§ **WRITTEN EXERCISE**: Go through the data below and gather each line containing "this".

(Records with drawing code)
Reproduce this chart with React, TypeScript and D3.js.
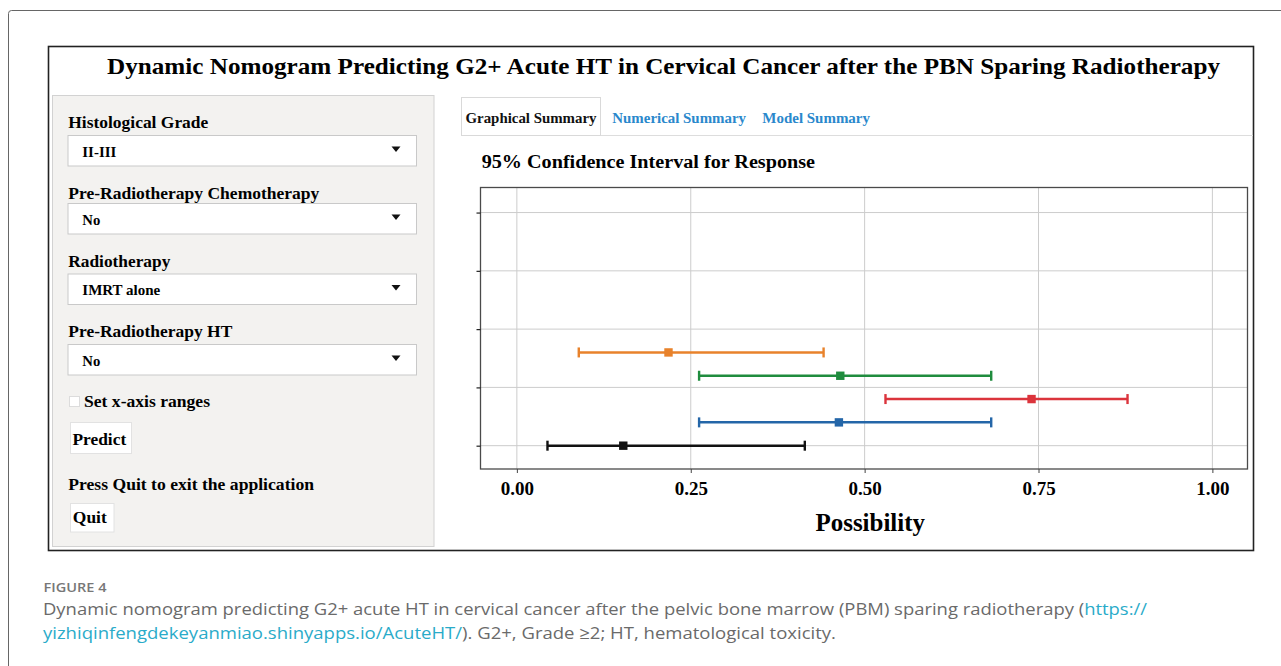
import * as d3 from "d3";
import { useEffect, useRef } from "react";

// ---- data ----
const xTickValues = [0, 0.25, 0.5, 0.75, 1];
const yGridValues = [1, 2, 3, 4, 5];
const rowLevels = [1, 1.4, 1.8, 2.2, 2.6];
const lowerCI = [0.044, 0.262, 0.53, 0.262, 0.089];
const estimates = [0.153, 0.463, 0.74, 0.465, 0.218];
const upperCI = [0.414, 0.682, 0.878, 0.682, 0.441];
const rowColors = ["#111111", "#2466a8", "#db343c", "#1f8c3e", "#e8822b"];

const inputLabels = [
  "Histological Grade",
  "Pre-Radiotherapy Chemotherapy",
  "Radiotherapy",
  "Pre-Radiotherapy HT",
];
const inputValues = ["II-III", "No", "IMRT alone", "No"];
const tabLabels = ["Graphical Summary", "Numerical Summary", "Model Summary"];

// ---- layout ----
const W = 1281;
const H = 666;
const serif = "'Liberation Serif', 'Times New Roman', serif";
const sans = "'Open Sans', 'Noto Sans', sans-serif";
const panel = { left: 480.5, right: 1247.5, top: 187.5, bottom: 469 };
const labelBase = [128, 199, 267, 337];
const labelLen = [140, 251, 102, 164];
const selectTop = [135.5, 203.5, 274, 344.5];
const valueLen = [34, 18, 78, 18];
const tabX = [465.5, 612.3, 762.3];
const tabLen = [131, 133.7, 107.7];

const App = () => {
  const xAxisRef = useRef<SVGGElement>(null);
  const yAxisRef = useRef<SVGGElement>(null);

  const x = d3
    .scaleLinear()
    .domain([-0.0523, 1.0505])
    .range([panel.left, panel.right]);
  const y = d3
    .scaleLinear()
    .domain([0.6, 5.43])
    .range([panel.bottom, panel.top]);

  useEffect(() => {
    d3.select(xAxisRef.current)
      .call(
        d3
          .axisBottom(x)
          .tickValues(xTickValues)
          .tickFormat(d3.format(".2f"))
          .tickSize(4)
          .tickPadding(8.5)
      )
      .call((g) => g.select(".domain").remove())
      .call((g) => g.selectAll(".tick line").attr("stroke", "#444"))
      .call((g) =>
        g
          .selectAll(".tick text")
          .attr("fill", "#000")
          .attr("font-size", 19)
          .attr("font-weight", "bold")
          .attr("font-family", serif)
      );
    d3.select(yAxisRef.current)
      .call(d3.axisLeft(y).tickValues(yGridValues).tickSize(4).tickFormat(() => ""))
      .call((g) => g.select(".domain").remove())
      .call((g) =>
        g.selectAll(".tick line").attr("stroke", "#222").attr("stroke-width", 1.2)
      );
  }, []);

  const rows = rowLevels.map((lv, i) => ({
    lv,
    lo: lowerCI[i],
    est: estimates[i],
    hi: upperCI[i],
    color: rowColors[i],
  }));

  return (
    <div style={{ position: "absolute", left: 0, top: 0 }}>
      <svg width={W} height={H} viewBox={`0 0 ${W} ${H}`} style={{ display: "block" }}>
        <rect width={W} height={H} fill="#fff" />
        {/* outer figure frame */}
        <rect x={8.5} y={10.5} width={1320} height={720} rx={3} fill="none" stroke="#666" strokeWidth={1} />

        {/* app screenshot frame */}
        <rect x={48.5} y={46.5} width={1205} height={504} fill="#fff" stroke="#222" strokeWidth={1.6} />

        <text
          x={107}
          y={74}
          fontFamily={serif}
          fontWeight="bold"
          fontSize={23}
          textLength={1113}
          lengthAdjust="spacingAndGlyphs"
        >
          Dynamic Nomogram Predicting G2+ Acute HT in Cervical Cancer after the PBN Sparing Radiotherapy
        </text>

        {/* sidebar */}
        <rect x={52.5} y={95.5} width={381.5} height={451} fill="#f3f2f0" stroke="#d2d2d2" />
        {inputLabels.map((lab, i) => (
          <g key={lab}>
            <text
              x={68.3}
              y={labelBase[i]}
              fontFamily={serif}
              fontWeight="bold"
              fontSize={17.5}
              textLength={labelLen[i]}
              lengthAdjust="spacingAndGlyphs"
            >
              {lab}
            </text>
            <rect x={68} y={selectTop[i]} width={348.5} height={30.5} fill="#fff" stroke="#c9c9c9" />
            <text
              x={82.3}
              y={selectTop[i] + 21}
              fontFamily={serif}
              fontWeight="bold"
              fontSize={14}
              textLength={valueLen[i]}
              lengthAdjust="spacingAndGlyphs"
            >
              {inputValues[i]}
            </text>
            <path
              d={`M391.5,${selectTop[i] + 11}L400.5,${selectTop[i] + 11}L396,${selectTop[i] + 16.5}Z`}
              fill="#111"
            />
          </g>
        ))}
        <rect x={69.5} y={396.5} width={10} height={10} fill="#fff" stroke="#dcdcdc" />
        <text x={84} y={407.3} fontFamily={serif} fontWeight="bold" fontSize={17.5} textLength={126} lengthAdjust="spacingAndGlyphs">
          Set x-axis ranges
        </text>
        <rect x={70.5} y={422.5} width={61} height={31} fill="#fff" stroke="#e2e2e2" />
        <text x={72.5} y={445} fontFamily={serif} fontWeight="bold" fontSize={17.5} textLength={53.7} lengthAdjust="spacingAndGlyphs">
          Predict
        </text>
        <text x={68.3} y={490} fontFamily={serif} fontWeight="bold" fontSize={17.5} textLength={245.7} lengthAdjust="spacingAndGlyphs">
          Press Quit to exit the application
        </text>
        <rect x={70.5} y={503.5} width={43.5} height={28.5} fill="#fff" stroke="#e2e2e2" />
        <text x={72.8} y={523.3} fontFamily={serif} fontWeight="bold" fontSize={17.5} textLength={34} lengthAdjust="spacingAndGlyphs">
          Quit
        </text>

        {/* tabs */}
        <line x1={461} x2={1253} y1={135.5} y2={135.5} stroke="#dddddd" />
        <rect x={461.5} y={97.5} width={139} height={38} fill="#fff" stroke="#d9d9d9" />
        {tabLabels.map((t, i) => (
          <text
            key={t}
            x={tabX[i]}
            y={122.7}
            fontFamily={serif}
            fontWeight="bold"
            fontSize={14.3}
            fill={i === 0 ? "#111" : "#2a88cc"}
            textLength={tabLen[i]}
            lengthAdjust="spacingAndGlyphs"
          >
            {t}
          </text>
        ))}
        <text x={481.7} y={167.7} fontFamily={serif} fontWeight="bold" fontSize={18.5} textLength={333.3} lengthAdjust="spacingAndGlyphs">
          95% Confidence Interval for Response
        </text>

        {/* plot panel */}
        <rect
          x={panel.left}
          y={panel.top}
          width={panel.right - panel.left}
          height={panel.bottom - panel.top}
          fill="#fff"
        />
        {xTickValues.map((v) => (
          <line key={"gx" + v} x1={x(v)} x2={x(v)} y1={panel.top} y2={panel.bottom} stroke="#cccccc" strokeWidth={1} />
        ))}
        {yGridValues.map((v) => (
          <line key={"gy" + v} x1={panel.left} x2={panel.right} y1={y(v)} y2={y(v)} stroke="#cccccc" strokeWidth={1} />
        ))}
        {rows.map((r, i) => (
          <g key={i} stroke={r.color} fill={r.color}>
            <line x1={x(r.lo)} x2={x(r.hi)} y1={y(r.lv)} y2={y(r.lv)} strokeWidth={2.5} />
            <line x1={x(r.lo)} x2={x(r.lo)} y1={y(r.lv) - 5} y2={y(r.lv) + 5} strokeWidth={2.4} />
            <line x1={x(r.hi)} x2={x(r.hi)} y1={y(r.lv) - 5} y2={y(r.lv) + 5} strokeWidth={2.4} />
            <rect x={x(r.est) - 4.2} y={y(r.lv) - 4.2} width={8.4} height={8.4} stroke="none" />
          </g>
        ))}
        <rect
          x={panel.left}
          y={panel.top}
          width={panel.right - panel.left}
          height={panel.bottom - panel.top}
          fill="none"
          stroke="#4a4a4a"
          strokeWidth={1.3}
        />
        <g ref={xAxisRef} transform={`translate(0,${panel.bottom})`} />
        <g ref={yAxisRef} transform={`translate(${panel.left},0)`} />
        <text
          x={815.5}
          y={530.7}
          fontFamily={serif}
          fontWeight="bold"
          fontSize={25}
          textLength={109.5}
          lengthAdjust="spacingAndGlyphs"
        >
          Possibility
        </text>

        {/* caption */}
        <text x={43.5} y={591.5} fontFamily={sans} fontWeight={600} fontSize={13} fill="#777" textLength={63} lengthAdjust="spacingAndGlyphs">
          FIGURE 4
        </text>
        <text x={43} y={615} fontFamily={sans} fontSize={17} fill="#6a6a6a" textLength={1104} lengthAdjust="spacingAndGlyphs">
          Dynamic nomogram predicting G2+ acute HT in cervical cancer after the pelvic bone marrow (PBM) sparing radiotherapy (
          <tspan fill="#2aabc9">https://</tspan>
        </text>
        <text x={43} y={639} fontFamily={sans} fontSize={17} fill="#6a6a6a" textLength={793} lengthAdjust="spacingAndGlyphs">
          <tspan fill="#2aabc9">yizhiqinfengdekeyanmiao.shinyapps.io/AcuteHT/</tspan>
          ). G2+, Grade ≥2; HT, hematological toxicity.
        </text>
      </svg>
    </div>
  );
};

export default App;
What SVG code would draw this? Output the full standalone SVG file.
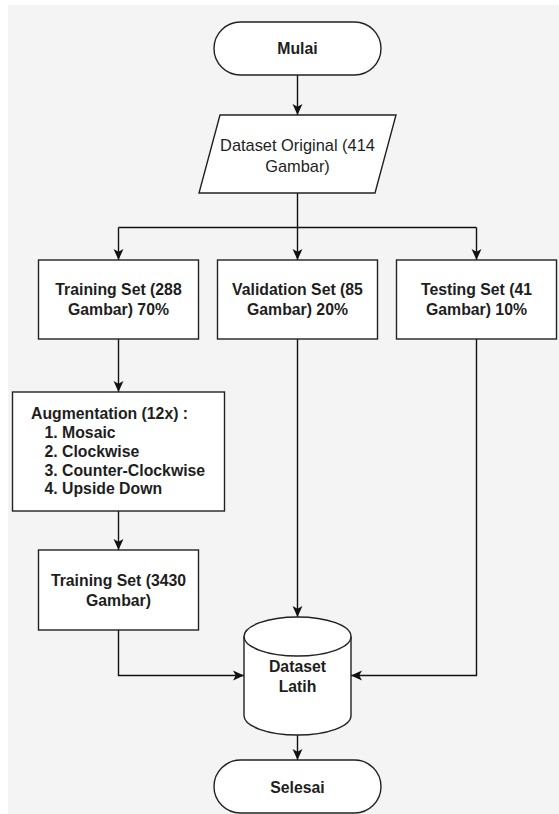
<svg xmlns="http://www.w3.org/2000/svg" width="559" height="814" viewBox="0 0 559 814">
<defs>
<marker id="arr" markerUnits="userSpaceOnUse" markerWidth="11" markerHeight="11" viewBox="0 0 10 10" refX="10" refY="5" orient="auto">
<path d="M0,0.5 L10,5 L0,9.5 L2.5,5 z" fill="#111"/>
</marker>
<style>
.shape{fill:#ffffff;stroke:#222;stroke-width:1.4}
.conn{fill:none;stroke:#111;stroke-width:1.4}
.t{font-family:"Liberation Sans",Arial,sans-serif;font-size:15.8px;font-weight:bold;fill:#1e1e1e}
.c{text-anchor:middle}
</style>
</defs>
<rect x="0" y="0" width="559" height="814" fill="#ffffff"/>
<rect x="8" y="5" width="551" height="809" fill="#f4f4f4"/>
<g id="connectors">
<path class="conn" d="M297.5,75 L297.5,115" marker-end="url(#arr)"/>
<path class="conn" d="M297.5,193 L297.5,227.5"/>
<path class="conn" d="M118.5,227.5 L476.5,227.5"/>
<path class="conn" d="M118.5,227.5 L118.5,260" marker-end="url(#arr)"/>
<path class="conn" d="M297.5,227.5 L297.5,260" marker-end="url(#arr)"/>
<path class="conn" d="M476.5,227.5 L476.5,260" marker-end="url(#arr)"/>
<path class="conn" d="M118.5,339 L118.5,392" marker-end="url(#arr)"/>
<path class="conn" d="M118.5,511 L118.5,550" marker-end="url(#arr)"/>
<path class="conn" d="M297.5,339 L297.5,617" marker-end="url(#arr)"/>
<path class="conn" d="M118.5,630 L118.5,675.5 L244,675.5" marker-end="url(#arr)"/>
<path class="conn" d="M476.5,339 L476.5,675.5 L351,675.5" marker-end="url(#arr)"/>
<path class="conn" d="M297.5,735 L297.5,760" marker-end="url(#arr)"/>
</g>
<g id="mulai">
<rect class="shape" x="214" y="22" width="167" height="53" rx="26.5" ry="26.5"/>
<text class="t c" x="297.5" y="54">Mulai</text>
</g>
<g id="dataset-original">
<polygon class="shape" points="220,115 396,115 375,193 199,193"/>
<text class="t c" x="297.5" y="151" style="font-weight:normal;font-size:16.4px">Dataset Original (414</text>
<text class="t c" x="297.5" y="171.5" style="font-weight:normal;font-size:16.4px">Gambar)</text>
</g>
<g id="training-set">
<rect class="shape" x="38.5" y="260" width="160" height="79"/>
<text class="t c" x="118.5" y="294.5">Training Set (288</text>
<text class="t c" x="118.5" y="314.5">Gambar) 70%</text>
</g>
<g id="validation-set">
<rect class="shape" x="217.5" y="260" width="160" height="79"/>
<text class="t c" x="297.5" y="294.5">Validation Set (85</text>
<text class="t c" x="297.5" y="314.5">Gambar) 20%</text>
</g>
<g id="testing-set">
<rect class="shape" x="396.5" y="260" width="160" height="79"/>
<text class="t c" x="476.5" y="294.5">Testing Set (41</text>
<text class="t c" x="476.5" y="314.5">Gambar) 10%</text>
</g>
<g id="augmentation">
<rect class="shape" x="12.5" y="392" width="212" height="119"/>
<text class="t" x="31" y="418.5">Augmentation (12x) :</text>
<text class="t" x="44.5" y="437.5">1. Mosaic</text>
<text class="t" x="44.5" y="456.5">2. Clockwise</text>
<text class="t" x="44.5" y="475.5">3. Counter-Clockwise</text>
<text class="t" x="44.5" y="494">4. Upside Down</text>
</g>
<g id="training-set-aug">
<rect class="shape" x="38.5" y="550" width="160" height="80"/>
<text class="t c" x="118.5" y="585.5">Training Set (3430</text>
<text class="t c" x="118.5" y="605.5">Gambar)</text>
</g>
<g id="dataset-latih">
<path class="shape" d="M244,636.5 A53.5,19.5 0 0 1 351,636.5 L351,715.5 A53.5,19.5 0 0 1 244,715.5 Z"/>
<path class="shape" d="M244,636.5 A53.5,19.5 0 0 0 351,636.5" style="fill:none"/>
<text class="t c" x="297.5" y="671.5">Dataset</text>
<text class="t c" x="297.5" y="691.5">Latih</text>
</g>
<g id="selesai">
<rect class="shape" x="214" y="760" width="167" height="53" rx="26.5" ry="26.5"/>
<text class="t c" x="297.5" y="792.5">Selesai</text>
</g>
</svg>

§ **EXERCISE ANSWER**:
Reproduce this chart with React, TypeScript and D3.js.
What SVG code would draw this? Output the full standalone SVG file.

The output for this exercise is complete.